What did you do?
The peer research methodology (known as action research) is useful because it empowers young people in academic research, involve them in all the aspects of the research project, allows a greater depth and insight of the research subject, supports advocacy for, with, and by children affected by the issues, and the final results are aimed to be translated into action and further advocacy work.
Click the link below to see an article by Celcis entitled ‘Peer Research – how to make a difference’ that explains in more detail the peer to peer research methodology https://www.celcis.org/application/files/9814/6669/6569/Peer-Research-How-to-Make-a-Difference.pdf
Initially, the methodology was used to frame an EU funded project in 2012 with involvement of 40 care experienced young people (from Albania, Poland, Czech Republic, Poland) who were selected and trained to become peer researchers and conduct interviews with children and young people in different forms of care. The results were used to advocate for leaving care policies and practices at national level through meetings and events with stakeholders, and also at European level in Brussels by meeting EC commissioners.
Here is a video clip about our work: https://www.youtube.com/watch?v=YBuR20JjfN0
Young people (aged 16-24) from different forms of alternative care were involved in preparation of the research scope, questionnaires, selected and trained as peer researchers and were involved in data analysis and participation in advocacy activities to raise issues about leaving care. The methodology was further implemented by other partner organizations, SOS Children’s Villages (Croatia, Uzbekistan, Armenia) to engage young people and produce evidence to conduct advocacy work on leaving care. The most recent use of the methodology was done by SOS Children’s Villages Serbia in 2021.
Peer research is very unique because it engages young people to explore issues of their peers in different forms of care. It is a unique methodology as young people gain a lot of skills and become more motivated to do more about their rights and the rights of their peers in care. They get a better perspective and are more eager to get involved in meetings with stakeholders to raise concerns and propose solutions based on their research and evidence based experience. This methodology of research is particularly unique because it creates great openness on the side of the interviewees from care to talk about their issues to their peers rather than adults as researches, and they keep themselves connected and interested to be in a touch and mobilize as a network. Most important all the data produced from peer to peer research methodology was used in national meetings, awareness raising activities, workshops and proposals for policy change or attention on leaving care and after care .
The places involved:
Peer research methodology was implemented in different countries by SOS Children’s Villages (Albania, Croatia, Poland, Czech Republic, Finland, Poland, Armenia, Uzbekistan, Serbia)

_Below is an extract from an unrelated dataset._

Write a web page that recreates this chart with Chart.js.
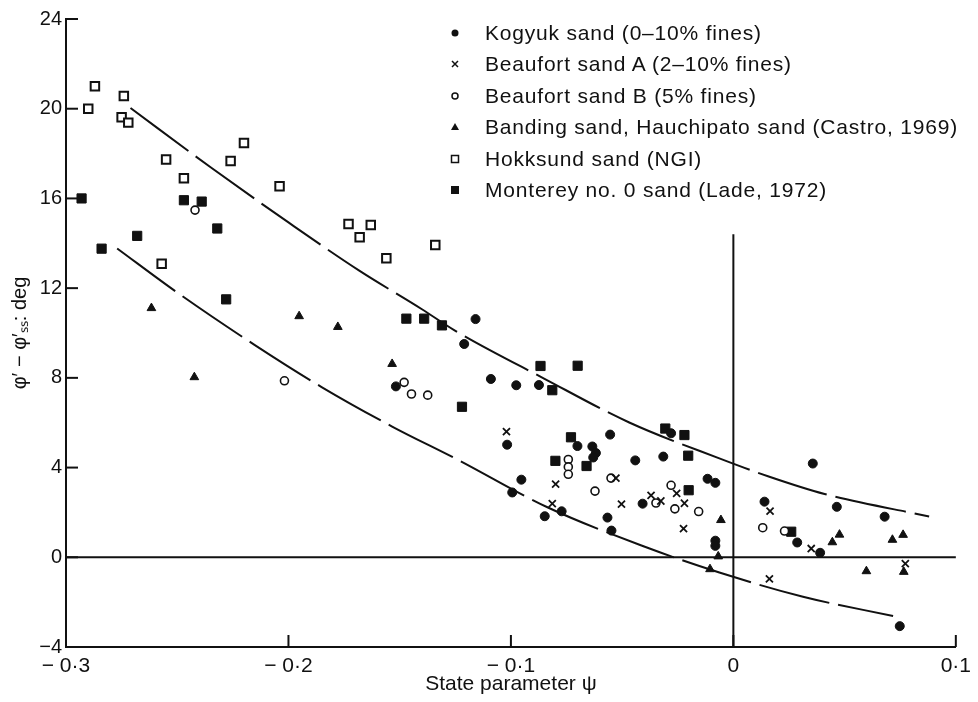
<!DOCTYPE html>
<html>
<head>
<meta charset="utf-8">
<script src="https://cdn.jsdelivr.net/npm/chart.js@4"></script>
<style>
  html, body { margin: 0; padding: 0; background: #fff; }
  #wrap { position: relative; width: 978px; height: 702px; }
  #legend { position: absolute; left: 485px; top: 17px; font-family: "Liberation Sans", Arial, sans-serif;
            font-size: 21px; letter-spacing: 0.8px; color: #111; line-height: 31.4px; white-space: nowrap; }
</style>
</head>
<body>
<div id="wrap">
  <canvas id="chart" width="978" height="702"></canvas>
  <div id="legend"></div>
</div>
<script>
// data: [psi, phi' - phi'ss]
const kogyuk = [[-0.1159,10.62],[-0.121,9.51],[-0.1517,7.62],[-0.109,7.95],[-0.0976,7.67],[-0.0874,7.68],
  [-0.1017,5.02],[-0.0554,5.47],[-0.0701,4.96],[-0.0634,4.94],[-0.0618,4.65],[-0.063,4.45],[-0.0441,4.32],
  [-0.0953,3.46],[-0.0994,2.89],[-0.0772,2.05],[-0.0848,1.83],[-0.0566,1.77],[-0.0548,1.19],[-0.0408,2.39],
  [-0.0315,4.49],[-0.0116,3.5],[-0.0081,3.32],[-0.0081,0.74],[-0.0081,0.51],[-0.028,5.53],[0.0357,4.18],
  [0.014,2.48],[0.0465,2.25],[0.068,1.81],[0.0287,0.66],[0.0748,-3.07],[0.039,0.2]];
const beaufortA = [[-0.102,5.6],[-0.0799,3.26],[-0.0814,2.39],[-0.0528,3.53],[-0.0503,2.37],[-0.037,2.76],
  [-0.0326,2.51],[-0.0255,2.85],[-0.022,2.41],[-0.0224,1.28],[0.0165,2.06],[0.035,0.39],[0.0773,-0.28],[0.0162,-0.96]];
const beaufortB = [[-0.242,15.48],[-0.2018,7.87],[-0.148,7.8],[-0.1447,7.28],[-0.1374,7.23],[-0.0742,4.36],
  [-0.0742,4.03],[-0.0742,3.7],[-0.055,3.53],[-0.0622,2.95],[-0.0348,2.42],[-0.028,3.21],[-0.0263,2.16],
  [-0.0156,2.04],[0.0132,1.32],[0.023,1.17]];
const banding = [[-0.2616,11.11],[-0.1952,10.75],[-0.2423,8.03],[-0.1778,10.27],[-0.1534,8.62],[-0.0056,1.66],
  [-0.0068,0.04],[-0.0105,-0.53],[0.0477,1.01],[0.0445,0.67],[0.0763,1.0],[0.0715,0.78],[0.0598,-0.62],[0.0766,-0.65]];
const hokksund = [[-0.287,21.0],[-0.29,20.0],[-0.274,20.57],[-0.275,19.62],[-0.272,19.38],[-0.255,17.74],
  [-0.247,16.9],[-0.226,17.67],[-0.22,18.47],[-0.204,16.54],[-0.257,13.09],[-0.173,14.86],[-0.163,14.82],
  [-0.168,14.27],[-0.156,13.33],[-0.134,13.92]];
const monterey = [[-0.293,16.0],[-0.284,13.76],[-0.268,14.33],[-0.247,15.92],[-0.239,15.86],[-0.232,14.66],
  [-0.228,11.5],[-0.147,10.64],[-0.139,10.64],[-0.131,10.34],[-0.122,6.71],[-0.0867,8.53],[-0.07,8.54],
  [-0.0814,7.45],[-0.073,5.35],[-0.08,4.3],[-0.066,4.07],[-0.0306,5.74],[-0.022,5.45],[-0.0203,4.53],
  [-0.0201,2.99],[0.026,1.14]];
// bounding curves
const upperBound = [[-0.271,20.03],[-0.235,17.39],[-0.2,14.93],[-0.168,12.77],[-0.14,11.06],[-0.1257,10.14],
  [-0.0851,7.97],[-0.0468,6.01],[-0.0066,4.42],[0.0162,3.59],[0.041,2.82],[0.088,1.82]];
const lowerBound = [[-0.277,13.77],[-0.2498,11.79],[-0.2151,9.46],[-0.1851,7.59],[-0.1534,5.83],[-0.1241,4.36],
  [-0.0836,2.23],[-0.0401,0.48],[-0.0063,-0.68],[0.0313,-1.76],[0.0718,-2.62]];
const zeroLine = [[-0.3,0],[0.1,0]];
const psiZeroLine = [[0,-4],[0,14.4]];

const xTicks = [-0.3,-0.2,-0.1,0,0.1];
const yTicks = [-4,0,4,8,12,16,20,24];

const seriesNames = ["Kogyuk sand (0–10% fines)", "Beaufort sand A (2–10% fines)", "Beaufort sand B (5% fines)",
  "Banding sand, Hauchipato sand (Castro, 1969)", "Hokksund sand (NGI)", "Monterey no. 0 sand (Lade, 1972)"];
const legendMarks = ["disc", "cross", "ring", "tri", "box", "sq"];

const pts = a => a.map(p => ({x: p[0], y: p[1]}));
const fmtX = v => {
    if (Math.abs(v) < 1e-9) return "0";
    return (v < 0 ? "− " : "") + Math.abs(v).toFixed(1).replace(".", "·");
};
const fmtY = v => (v < 0 ? "−" : "") + Math.abs(v);

function markerSet(data, style, r, fill, bw) {
    return { data: pts(data), pointStyle: style, pointRadius: r, pointHoverRadius: r,
             backgroundColor: fill, borderColor: "#111", pointBorderWidth: bw, showLine: false, clip: false };
}
function lineSet(data, dash, tension) {
    return { data: pts(data), showLine: true, pointRadius: 0, borderColor: "#111", borderWidth: 2,
             borderDash: dash, tension: tension, cubicInterpolationMode: "monotone", fill: false, clip: false };
}

// inward tick marks, like the printed figure
const innerTicks = {
    id: "innerTicks",
    afterDraw(chart) {
        const ctx = chart.ctx, xs = chart.scales.x, ys = chart.scales.y;
        const a = chart.chartArea;
        ctx.save();
        ctx.strokeStyle = "#111";
        ctx.lineWidth = 2;
        yTicks.forEach(v => {
            const py = ys.getPixelForValue(v);
            ctx.beginPath(); ctx.moveTo(a.left, py); ctx.lineTo(a.left + 12, py); ctx.stroke();
        });
        xTicks.slice(1).forEach(v => {
            const px = xs.getPixelForValue(v);
            ctx.beginPath(); ctx.moveTo(px, a.bottom); ctx.lineTo(px, a.bottom - 12); ctx.stroke();
        });
        ctx.restore();
    }
};

const datasets = [
    lineSet(zeroLine, [], 0),
    lineSet(psiZeroLine, [], 0),
    lineSet(upperBound, [72, 9], 0.4),
    lineSet(lowerBound, [72, 9], 0.4),
    markerSet(kogyuk, "circle", 4.5, "#111", 1),
    markerSet(beaufortA, "crossRot", 5, "#111", 1.8),
    markerSet(beaufortB, "circle", 4, "#fff", 1.6),
    markerSet(banding, "triangle", 5, "#111", 1),
    markerSet(hokksund, "rect", 6, "#fff", 2),
    markerSet(monterey, "rect", 6.5, "#111", 1)
];

new Chart(document.getElementById("chart"), {
    type: "scatter",
    data: { datasets: datasets },
    options: {
        responsive: false,
        animation: false,
        layout: { padding: { top: 19, right: 21, left: 0, bottom: 0 } },
        plugins: { legend: { display: false }, tooltip: { enabled: false } },
        scales: {
            x: {
                type: "linear", min: -0.3, max: 0.1,
                afterFit(s) { s.height = 55; },
                afterBuildTicks(s) { s.ticks = xTicks.map(v => ({value: v})); },
                grid: { display: false, drawTicks: false },
                border: { display: true, color: "#111", width: 2 },
                ticks: { padding: 7, color: "#111", font: { family: "Liberation Sans", size: 21 }, callback: fmtX, maxRotation: 0 },
                title: { display: true, text: "State parameter ψ", color: "#111", padding: { top: 0, bottom: 5 },
                         font: { family: "Liberation Sans", size: 21 } }
            },
            y: {
                type: "linear", min: -4, max: 24,
                afterFit(s) { s.width = 66; },
                afterBuildTicks(s) { s.ticks = yTicks.map(v => ({value: v})); },
                grid: { display: false, drawTicks: false },
                border: { display: true, color: "#111", width: 2 },
                ticks: { padding: 4, color: "#111", font: { family: "Liberation Sans", size: 20 }, callback: fmtY },
                title: { display: true, text: "φ′ − φ′ₛₛ: deg", color: "#111", padding: { top: 8, bottom: 0 },
                         font: { family: "Liberation Sans", size: 20 } }
            }
        }
    },
    plugins: [innerTicks]
});

// legend (top right, as in the figure)
const leg = document.getElementById("legend");
seriesNames.forEach((name, i) => {
    const row = document.createElement("div");
    row.style.position = "relative";
    const c = document.createElement("canvas");
    c.width = 14; c.height = 14;
    c.style.position = "absolute"; c.style.left = "-37px"; c.style.top = "9px";
    const g = c.getContext("2d");
    g.fillStyle = "#111"; g.strokeStyle = "#111"; g.lineWidth = 1.5;
    const m = legendMarks[i];
    if (m === "disc") { g.beginPath(); g.arc(7, 7, 3.5, 0, 2 * Math.PI); g.fill(); }
    if (m === "ring") { g.beginPath(); g.arc(7, 7, 3, 0, 2 * Math.PI); g.stroke(); }
    if (m === "cross") { g.beginPath(); g.moveTo(4, 4); g.lineTo(10, 10); g.moveTo(10, 4); g.lineTo(4, 10); g.stroke(); }
    if (m === "tri") { g.beginPath(); g.moveTo(7, 3); g.lineTo(11, 10); g.lineTo(3, 10); g.closePath(); g.fill(); }
    if (m === "box") { g.strokeRect(3.5, 3.5, 7, 7); }
    if (m === "sq") { g.fillRect(3, 3, 8, 8); }
    row.appendChild(c);
    row.appendChild(document.createTextNode(name));
    leg.appendChild(row);
});
</script>
</body>
</html>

The link to the European report on peer research with insights for Albania, Poland, Czech Republic and Finland can be found here :
The report from SOS Children’s Villages Serbia on peer research can be found here:
For further information you can contact Almandina Guma from SOS Children’s Villages: Almandina.Guma@sos-kd.org
What impact did you want to achieve?The main outcome was to engage young people, equip them with skills and use the evidence they were collecting in their interaction with governmental stakeholders. The main target was to influence policy change on leaving care and raise awareness on issues from young people themselves as self advocates. Proposals were made to governmental stakeholders calling on their attention, and meetings took place on the topic of leaving care. The main impact is that young people could interact themselves with governmental and CSO stakeholders to speak up for themselves and their peers.
What can people do to continue trying to achieve the impact you hope for?The area of leaving care remains weakly addressed in the agenda of child care reform and deinstitutionalization. It is very important to think about provisions and services for young people preparing to leave care and having left, so that they do not feel abandoned by the system. Research on these topics is important, especially research done by young people with care experience, as they are more ready to advocate in this regard. Stakeholders were more touched and ready to listen when young people were presenting results of their research and issues on leaving care.
What are your recommendations or calls to for continued action on these issues?
- Increase more awareness on leaving care;
- Mobilize young people in networks and groups to advocate for these topics;
- Continue to produce evidence on key issues for young people in care, their rights, especially during the period of leaving care and after they have left care.
What is your advice to people wanting to strengthen children's participation in parliaments?To have functional children's participation in parliament or government decisions, it is important to agree on clear frequent spaces and opportunities for dialogue among children and adults. Common initiatives or projects should be sought. Support should be delivered to children/young people and also government decision makers to have a common understanding on participation for results to be achieved. Child and youth led initiatives should be supported with adequate budgets and resources.